It is said that smell is one of memory’s strongest triggers. After winter’s long siege, a crisp, sunny Spring day blends together damp soil, sprouting greenery, and a clean-up cocktail of small gasoline engines, gas grills and burning brush. Those smells offer hope of a new day. On the flip side, a fall day blends decaying leaves, the last cut of the season’s grass clippings with the smoky wafts from small backyard fire pits. These smells may trigger thoughts of accomplishments, anticipated holidays, and the long winter that lies ahead.
My favorite cooking aroma memories are of Sunday’s chicken frying in cast iron pan, an apple pie baking or waking up to the smell of turkey roasting overnight in the oven on Thanksgiving morning. I even like the smell of potatoes boiling. You just can’t beat the smell of hot starchy water. All are comforting food memories.
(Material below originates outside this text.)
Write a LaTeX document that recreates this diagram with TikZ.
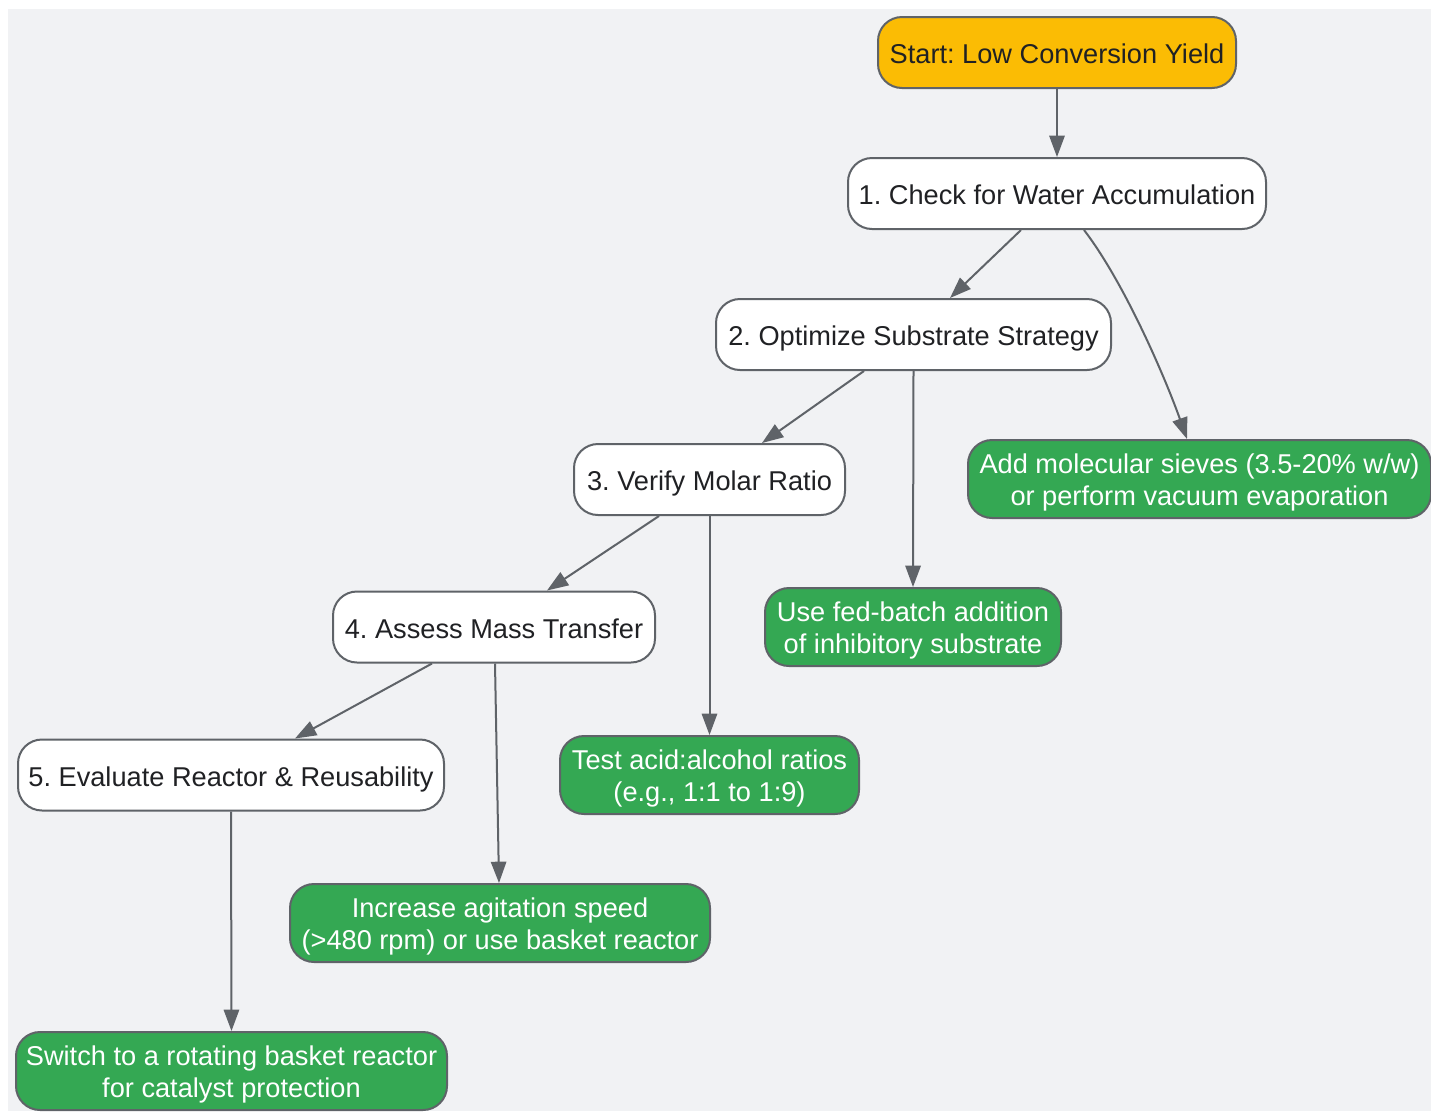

As a young adult, when I moved into my own apartment, I enjoyed cooking and creating new dishes, such as my famous (in my mind) plum/chicken stir fry or the truly unique chicken liver lasagna. Even though my apartment was the size of small shoebox, I often invited people over for dinner and we had lots of fun. But when eating alone there was something missing. One day as I took an early evening walk, I realized what it was that was .
As I walked along, I heard the kitchen noises of pots clanging, water running, and a faint sizzling sound coming from my neighbors’ Victorian kitchens. Loud conversations and the evening news blaring added to the chaos. On that night, my nose captured the aroma of pork chops frying. While I do not particularly like pork chops, they smelled really good that evening. I thought of how many evenings as a child, we had sat down to pork chops, mashed potatoes and apple sauce. A wave of sadness enveloped me as I realized one more thing I was missing by living alone. You never come home to the smell of dinner cooking. Even greasy, tough pork chops were better than eating alone.
There is a big difference in the aroma when you are alone in the kitchen cooking than when you come home to a meal that is already cooking. The closest a single person can get to that feeling is with a crock pot meal. I’m sure that feeling carries forward to the taste when you sit down to a single place setting. To compensate, we singles eat in front of the TV, eat more than we should and more often than necessary polish of another glass of wine or beer just to make ourselves feel better.
Sharing is so important, even if it is only a smell. Be sure to share a smell this Thanksgiving. Hey, it’s going to be a contentious day in some dining rooms, maybe a smell can turn into a smile.